Kestralyn wrote: Need a shoulder to lean on? I've got a couple. I'm a little short, but if you're sitting on a bar stool, you can probably just lean over without getting a crick in your neck.
Nawn doesn't bother me a bit, kinda short myself. (Drivers liscens says 5 foot 8, I'm not.) Not in a crying mood, but thanks for the offer.
Kestralyn wrote:Looking at this from a feminine standpoint, I hate to admit this, but... Her flirting behavior? She knows she's doing it. She may not even admit it to herself, but she does. There's an ego boost to having people of all genders think you're hot/fun/sexy/cool, even if -- or maybe even because -- you have no intention of getting involved with them. I'm sorry, telling a guy friend (or a lesbian friend) that your bust has grown is asking for them to look at you as a sexual being, rather than as a buddy.
Yeah she knows she's a flirt, and all her friends have pointed it out.
Well she didn't actualy do it on. . . well I'll let you interpert: she was measuring on the phone, and softly said something like "wtf I've grown again?".
most poeple likely wouldn't have heard it, but I've got good ears, and the phone volume was turned up.
I have been good though; I have not actualy asked what the measurments are. Though she did says she didn't mind telling, and that she posts them at work. . .
thing is she does the measuering because she's worried she'll gain weight. Sad realy. She's not anerexic, but she is damn thin. She's A Humming bird, eats all the time but burns it off just as fast.
As for the other stuff she tells me, it's gotten to the point it's "Oh, ok doesn't surprise me".
Kestralyn wrote:Also, being in a high-drama relationship is often a sign of someone who isn't really ready for a relationship that's about the two people involved. It still needs to be about "me." There's no one age where this changes, it's a maturity thing rather than a physical age thing.

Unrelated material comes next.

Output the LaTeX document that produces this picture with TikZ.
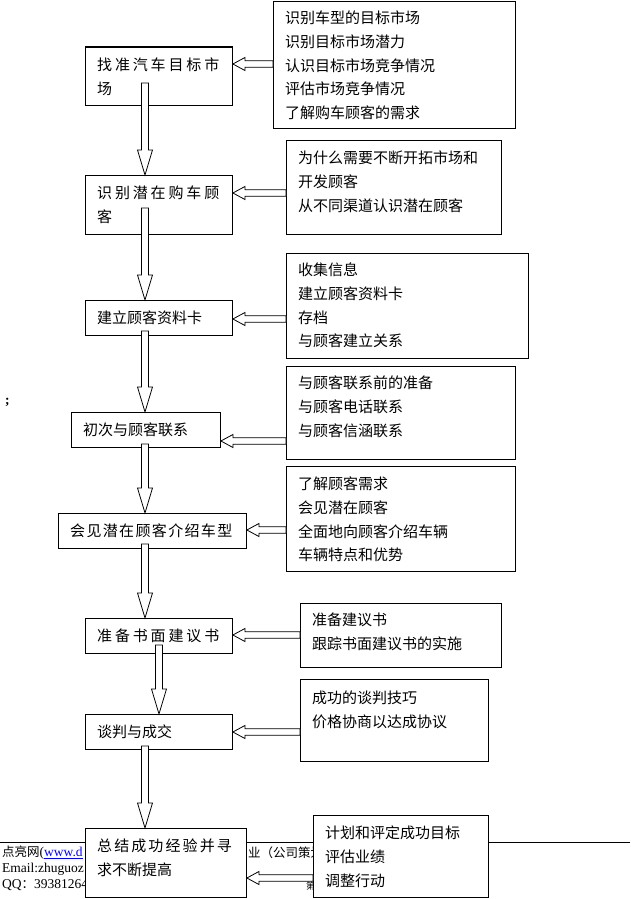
\documentclass[tikz,border=0pt]{standalone}
\usepackage{fontspec}
\setmainfont{Liberation Serif}
\newfontfamily\cjk{Noto Sans CJK SC}
\usetikzlibrary{calc}
\tikzset{
  box/.style={draw, fill=white, line width=0.9pt, inner sep=0pt, anchor=north west},
  txt/.style={anchor=north west, align=left, inner sep=0pt,
    font=\cjk\fontsize{15}{23.6}\selectfont},
  foot/.style={anchor=west, inner sep=0pt, font=\fontsize{13.5}{15}\selectfont},
  hollow/.style n args={3}{to path={
    ($(\tikztostart)!#1!90:(\tikztotarget)$)
    -- ($($(\tikztotarget)!#2!(\tikztostart)$)!#1!90:(\tikztotarget)$)
    -- ($($(\tikztotarget)!#2!(\tikztostart)$)!#3!90:(\tikztotarget)$)
    -- (\tikztotarget)
    -- ($($(\tikztotarget)!#2!(\tikztostart)$)!#3!-90:(\tikztotarget)$)
    -- ($($(\tikztotarget)!#2!(\tikztostart)$)!#1!-90:(\tikztotarget)$)
    -- ($(\tikztostart)!#1!-90:(\tikztotarget)$)
    -- cycle}},
  flow/.style={draw, fill=white, line width=0.8pt, hollow={3.5pt}{25pt}{7.5pt}},
  feed/.style={draw, fill=white, line width=0.8pt, hollow={3.2pt}{12pt}{6.5pt}}
}
\newcommand{\wide}[2]{{\addfontfeature{LetterSpace=#1}#2}}
\begin{document}
\begin{tikzpicture}[x=1pt,y=-1pt]
\useasboundingbox (0,0) rectangle (630,899);

% footer of the page
\draw[line width=0.6pt] (0,842) -- (630,842);
\node[foot] (f1) at (2,853) {{\cjk\fontsize{12.5}{15}\selectfont 点亮网}(\textcolor{blue}{\underline{www.d}}};
\node[foot] (f2) at (2,869) {Email:zhuguoz};
\node[foot] (f3) at (2,885) {QQ{\cjk\fontsize{12.5}{15}\selectfont ：}39381264};
\node[foot] (f4) at (248,853) {\cjk\fontsize{12.5}{15}\selectfont 业（公司策划};
\node[foot] (f5) at (306,886) {\cjk\fontsize{9}{10}\selectfont 第};
\node[foot] (semi) at (5,402) {\textbf{;}};

% steps
\node[box,minimum width=147,minimum height=58] (1) at (85,47) {};
\node[box,minimum width=147,minimum height=59] (2) at (85,175) {};
\node[box,minimum width=147,minimum height=35] (3) at (85,300) {};
\node[box,minimum width=149,minimum height=35] (4) at (71,412) {};
\node[box,minimum width=188,minimum height=35] (5) at (58,513) {};
\node[box,minimum width=147,minimum height=35] (6) at (85,618) {};
\node[box,minimum width=147,minimum height=35] (7) at (85,714) {};
\node[box,minimum width=161,minimum height=69] (8) at (85,828) {};
\draw[line width=2pt] (1.north west) -- (1.north east);

\node[txt] (t1) at ($(1.north west)+(12,11)$) {\wide{19}{找准汽车目标市}\\场};
\node[txt] (t2) at ($(2.north west)+(12,11)$) {\wide{19}{识别潜在购车顾}\\客};
\node[txt] (t3) at ($(3.north west)+(12,11)$) {建立顾客资料卡};
\node[txt] (t4) at ($(4.north west)+(12,11)$) {初次与顾客联系};
\node[txt] (t5) at ($(5.north west)+(12,11)$) {\wide{9}{会见潜在顾客介绍车型}};
\node[txt] (t6) at ($(6.north west)+(12,11)$) {\wide{19}{准备书面建议书}};
\node[txt] (t7) at ($(7.north west)+(12,11)$) {谈判与成交};
\node[txt] (t8) at ($(8.north west)+(12,11)$) {\wide{14}{总结成功经验并寻}\\求不断提高};

% what each step means
\node[box,minimum width=242,minimum height=127] (9) at (273,1) {};
\node[box,minimum width=215,minimum height=94] (10) at (286,140) {};
\node[box,minimum width=242,minimum height=105] (11) at (286,253) {};
\node[box,minimum width=229,minimum height=93] (12) at (286,366) {};
\node[box,minimum width=229,minimum height=105] (13) at (286,466) {};
\node[box,minimum width=201,minimum height=64] (14) at (300,603) {};
\node[box,minimum width=188,minimum height=82] (15) at (300,679) {};
\node[box,minimum width=175,minimum height=82] (16) at (313,815) {};

\node[txt] (t9) at ($(9.north west)+(12,10)$) {识别车型的目标市场\\识别目标市场潜力\\认识目标市场竞争情况\\评估市场竞争情况\\了解购车顾客的需求};
\node[txt] (t10) at ($(10.north west)+(12,11)$) {为什么需要不断开拓市场和\\开发顾客\\从不同渠道认识潜在顾客};
\node[txt] (t11) at ($(11.north west)+(12,10)$) {收集信息\\建立顾客资料卡\\存档\\与顾客建立关系};
\node[txt] (t12) at ($(12.north west)+(12,10)$) {与顾客联系前的准备\\与顾客电话联系\\与顾客信涵联系};
\node[txt] (t13) at ($(13.north west)+(12,11)$) {了解顾客需求\\会见潜在顾客\\全面地向顾客介绍车辆\\车辆特点和优势};
\node[txt] (t14) at ($(14.north west)+(12,10)$) {准备建议书\\跟踪书面建议书的实施};
\node[txt] (t15) at ($(15.north west)+(12,12)$) {成功的谈判技巧\\价格协商以达成协议};
\node[txt] (t16) at ($(16.north west)+(12,11)$) {计划和评定成功目标\\评估业绩\\调整行动};

% down the steps
\path ($(1.south -| 145,0)+(0,-23)$) edge[flow] (2.north -| 145,0);
\path ($(2.south -| 145,0)+(0,-27)$) edge[flow] (3.north -| 145,0);
\path ($(3.south -| 145,0)+(0,-5)$) edge[flow] (4.north -| 145,0);
\path ($(4.south -| 145,0)+(0,-4)$) edge[flow] (5.north -| 145,0);
\path ($(5.south -| 145,0)+(0,-5)$) edge[flow] (6.north -| 145,0);
\path ($(6.south -| 159,0)+(0,-9)$) edge[flow] (7.north -| 159,0);
\path ($(7.south -| 145,0)+(0,-4)$) edge[flow] (8.north -| 145,0);

% into the steps
\path (9.west |- 0,64) edge[feed] (1.east |- 0,64);
\path (10.west |- 0,193) edge[feed] (2.east |- 0,193);
\path (11.west |- 0,319) edge[feed] (3.east |- 0,319);
\path (12.west |- 0,441) edge[feed] (4.east |- 0,441);
\path (13.west |- 0,530) edge[feed] (5.east |- 0,530);
\path (14.west |- 0,635) edge[feed] (6.east |- 0,635);
\path (15.west |- 0,732) edge[feed] (7.east |- 0,732);
\path (16.west |- 0,878) edge[feed] (8.east |- 0,878);
\end{tikzpicture}
\end{document}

I'm not going to offer any advice -- tends to be "what I would do..." which often isn't useful. But hopefully my experience on her side of a similar situation might trigger some thinking for you. As I said above, here's a shoulder or two, a couple of ears, and I'll pay for the taxi to take you home when you're ready.
You doin' ok?
Yeah, she is high drama. Lets just say she's chaos in a pretty shell. 20 some storage sheds full of "trophies", she's a Special forces cop who wants to become bomb squad, but does shit that has gotten her ass thrown in jail, and she's Catholic
Though she is trying something, to repent for one of the things she did (one of the few things she will not tell me). Ever see "40 days 40 nights"? the one where the guy gives up sex for lent. Well she's got her BF on that plan for 80
days, and she's being good for 81. No swareing, no doing anything bad, nothing sexual. . . it's killing her already. Only been a week and the BF is starting to crack, he was checking out grandmother butts at the mall.
Thanks for helping me put her into perspective. I'll stick with "Just friends", staying at the edge of the mess that she calls a life, and being that little voice that says "don't do it Beth!" when she's up to no good.
One last (odd) thing about our friendship is at times we can predict exactaly what the other is thinking/going to say.
Ok enough of my problems, who's next?